_Dataset section_.
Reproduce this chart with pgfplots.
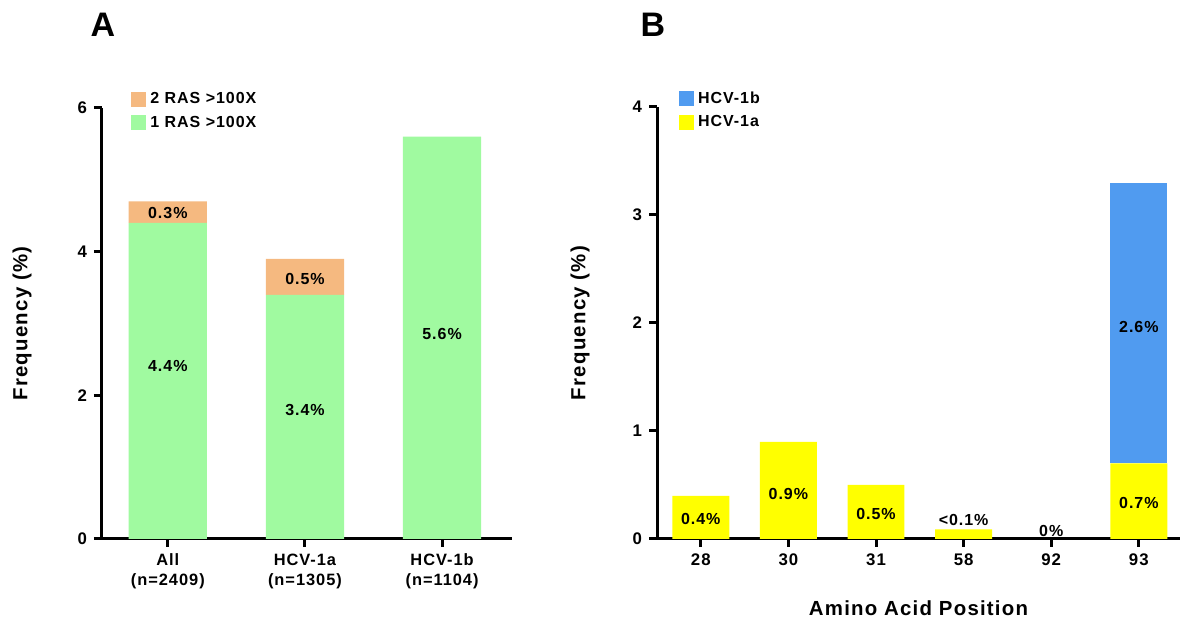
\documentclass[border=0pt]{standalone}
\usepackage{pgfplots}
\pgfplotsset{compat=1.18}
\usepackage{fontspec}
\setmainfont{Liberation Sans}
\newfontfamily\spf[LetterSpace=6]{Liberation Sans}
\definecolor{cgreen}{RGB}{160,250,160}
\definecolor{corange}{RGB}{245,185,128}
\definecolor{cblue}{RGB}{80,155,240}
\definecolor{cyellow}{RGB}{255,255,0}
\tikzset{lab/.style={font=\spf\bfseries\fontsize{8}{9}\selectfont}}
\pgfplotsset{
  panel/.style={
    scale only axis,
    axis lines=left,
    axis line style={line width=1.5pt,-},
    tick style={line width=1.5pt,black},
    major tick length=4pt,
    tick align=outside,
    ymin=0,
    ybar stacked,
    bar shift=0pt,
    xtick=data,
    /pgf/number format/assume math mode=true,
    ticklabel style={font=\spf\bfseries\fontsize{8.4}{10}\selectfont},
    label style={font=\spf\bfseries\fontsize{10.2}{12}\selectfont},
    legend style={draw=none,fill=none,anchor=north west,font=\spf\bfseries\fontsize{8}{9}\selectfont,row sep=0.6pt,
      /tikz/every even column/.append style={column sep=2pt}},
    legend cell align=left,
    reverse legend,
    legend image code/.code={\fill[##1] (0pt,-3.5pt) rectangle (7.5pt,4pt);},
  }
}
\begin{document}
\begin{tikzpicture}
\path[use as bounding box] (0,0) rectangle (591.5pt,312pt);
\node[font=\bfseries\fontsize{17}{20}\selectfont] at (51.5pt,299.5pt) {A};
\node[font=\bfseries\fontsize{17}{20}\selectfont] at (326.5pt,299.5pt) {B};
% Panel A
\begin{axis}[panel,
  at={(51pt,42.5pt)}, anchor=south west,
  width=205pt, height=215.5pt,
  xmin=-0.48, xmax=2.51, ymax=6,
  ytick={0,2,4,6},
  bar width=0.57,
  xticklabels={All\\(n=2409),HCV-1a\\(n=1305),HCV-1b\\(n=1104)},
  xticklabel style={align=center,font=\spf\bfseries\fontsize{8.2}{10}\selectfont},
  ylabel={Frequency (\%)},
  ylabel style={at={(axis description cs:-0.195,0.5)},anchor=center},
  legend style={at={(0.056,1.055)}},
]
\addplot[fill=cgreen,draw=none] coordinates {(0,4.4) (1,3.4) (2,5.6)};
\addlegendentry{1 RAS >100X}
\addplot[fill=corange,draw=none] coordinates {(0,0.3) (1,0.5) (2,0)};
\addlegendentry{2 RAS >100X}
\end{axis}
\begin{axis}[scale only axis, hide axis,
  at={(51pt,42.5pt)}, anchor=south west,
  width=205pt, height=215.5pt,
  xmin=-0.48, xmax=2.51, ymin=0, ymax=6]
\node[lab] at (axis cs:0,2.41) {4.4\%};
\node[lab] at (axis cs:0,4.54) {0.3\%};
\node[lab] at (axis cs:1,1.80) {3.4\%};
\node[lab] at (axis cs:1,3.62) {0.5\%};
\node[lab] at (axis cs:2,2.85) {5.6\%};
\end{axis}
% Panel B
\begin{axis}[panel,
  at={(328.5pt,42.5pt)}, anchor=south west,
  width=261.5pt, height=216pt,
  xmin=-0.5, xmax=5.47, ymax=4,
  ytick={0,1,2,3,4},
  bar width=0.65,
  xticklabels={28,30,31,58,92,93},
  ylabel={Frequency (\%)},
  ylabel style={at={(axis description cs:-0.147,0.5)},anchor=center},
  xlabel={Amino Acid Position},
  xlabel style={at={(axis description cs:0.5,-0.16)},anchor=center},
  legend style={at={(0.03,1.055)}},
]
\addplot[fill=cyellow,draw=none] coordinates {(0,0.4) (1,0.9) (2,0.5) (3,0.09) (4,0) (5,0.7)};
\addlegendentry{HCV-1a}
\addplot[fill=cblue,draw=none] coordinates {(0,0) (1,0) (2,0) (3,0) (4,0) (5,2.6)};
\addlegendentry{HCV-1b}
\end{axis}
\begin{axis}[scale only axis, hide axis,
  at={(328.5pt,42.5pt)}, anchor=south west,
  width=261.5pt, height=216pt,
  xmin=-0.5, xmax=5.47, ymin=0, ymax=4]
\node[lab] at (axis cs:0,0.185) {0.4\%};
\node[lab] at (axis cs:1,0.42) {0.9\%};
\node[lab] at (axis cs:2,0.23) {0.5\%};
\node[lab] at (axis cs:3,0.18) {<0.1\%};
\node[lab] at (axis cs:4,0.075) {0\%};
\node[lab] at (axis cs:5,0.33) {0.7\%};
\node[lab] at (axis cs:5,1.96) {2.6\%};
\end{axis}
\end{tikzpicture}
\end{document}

_The exercise_. Omit the pictures and reproduce the listing exactly.

_Full response_.
Reproduce this chart with pgfplots.
\documentclass[border=0pt]{standalone}
\usepackage{pgfplots}
\pgfplotsset{compat=1.18}
\usepackage{fontspec}
\setmainfont{Liberation Sans}
\newfontfamily\spf[LetterSpace=6]{Liberation Sans}
\definecolor{cgreen}{RGB}{160,250,160}
\definecolor{corange}{RGB}{245,185,128}
\definecolor{cblue}{RGB}{80,155,240}
\definecolor{cyellow}{RGB}{255,255,0}
\tikzset{lab/.style={font=\spf\bfseries\fontsize{8}{9}\selectfont}}
\pgfplotsset{
  panel/.style={
    scale only axis,
    axis lines=left,
    axis line style={line width=1.5pt,-},
    tick style={line width=1.5pt,black},
    major tick length=4pt,
    tick align=outside,
    ymin=0,
    ybar stacked,
    bar shift=0pt,
    xtick=data,
    /pgf/number format/assume math mode=true,
    ticklabel style={font=\spf\bfseries\fontsize{8.4}{10}\selectfont},
    label style={font=\spf\bfseries\fontsize{10.2}{12}\selectfont},
    legend style={draw=none,fill=none,anchor=north west,font=\spf\bfseries\fontsize{8}{9}\selectfont,row sep=0.6pt,
      /tikz/every even column/.append style={column sep=2pt}},
    legend cell align=left,
    reverse legend,
    legend image code/.code={\fill[##1] (0pt,-3.5pt) rectangle (7.5pt,4pt);},
  }
}
\begin{document}
\begin{tikzpicture}
\path[use as bounding box] (0,0) rectangle (591.5pt,312pt);
\node[font=\bfseries\fontsize{17}{20}\selectfont] at (51.5pt,299.5pt) {A};
\node[font=\bfseries\fontsize{17}{20}\selectfont] at (326.5pt,299.5pt) {B};
% Panel A
\begin{axis}[panel,
  at={(51pt,42.5pt)}, anchor=south west,
  width=205pt, height=215.5pt,
  xmin=-0.48, xmax=2.51, ymax=6,
  ytick={0,2,4,6},
  bar width=0.57,
  xticklabels={All\\(n=2409),HCV-1a\\(n=1305),HCV-1b\\(n=1104)},
  xticklabel style={align=center,font=\spf\bfseries\fontsize{8.2}{10}\selectfont},
  ylabel={Frequency (\%)},
  ylabel style={at={(axis description cs:-0.195,0.5)},anchor=center},
  legend style={at={(0.056,1.055)}},
]
\addplot[fill=cgreen,draw=none] coordinates {(0,4.4) (1,3.4) (2,5.6)};
\addlegendentry{1 RAS >100X}
\addplot[fill=corange,draw=none] coordinates {(0,0.3) (1,0.5) (2,0)};
\addlegendentry{2 RAS >100X}
\end{axis}
\begin{axis}[scale only axis, hide axis,
  at={(51pt,42.5pt)}, anchor=south west,
  width=205pt, height=215.5pt,
  xmin=-0.48, xmax=2.51, ymin=0, ymax=6]
\node[lab] at (axis cs:0,2.41) {4.4\%};
\node[lab] at (axis cs:0,4.54) {0.3\%};
\node[lab] at (axis cs:1,1.80) {3.4\%};
\node[lab] at (axis cs:1,3.62) {0.5\%};
\node[lab] at (axis cs:2,2.85) {5.6\%};
\end{axis}
% Panel B
\begin{axis}[panel,
  at={(328.5pt,42.5pt)}, anchor=south west,
  width=261.5pt, height=216pt,
  xmin=-0.5, xmax=5.47, ymax=4,
  ytick={0,1,2,3,4},
  bar width=0.65,
  xticklabels={28,30,31,58,92,93},
  ylabel={Frequency (\%)},
  ylabel style={at={(axis description cs:-0.147,0.5)},anchor=center},
  xlabel={Amino Acid Position},
  xlabel style={at={(axis description cs:0.5,-0.16)},anchor=center},
  legend style={at={(0.03,1.055)}},
]
\addplot[fill=cyellow,draw=none] coordinates {(0,0.4) (1,0.9) (2,0.5) (3,0.09) (4,0) (5,0.7)};
\addlegendentry{HCV-1a}
\addplot[fill=cblue,draw=none] coordinates {(0,0) (1,0) (2,0) (3,0) (4,0) (5,2.6)};
\addlegendentry{HCV-1b}
\end{axis}
\begin{axis}[scale only axis, hide axis,
  at={(328.5pt,42.5pt)}, anchor=south west,
  width=261.5pt, height=216pt,
  xmin=-0.5, xmax=5.47, ymin=0, ymax=4]
\node[lab] at (axis cs:0,0.185) {0.4\%};
\node[lab] at (axis cs:1,0.42) {0.9\%};
\node[lab] at (axis cs:2,0.23) {0.5\%};
\node[lab] at (axis cs:3,0.18) {<0.1\%};
\node[lab] at (axis cs:4,0.075) {0\%};
\node[lab] at (axis cs:5,0.33) {0.7\%};
\node[lab] at (axis cs:5,1.96) {2.6\%};
\end{axis}
\end{tikzpicture}
\end{document}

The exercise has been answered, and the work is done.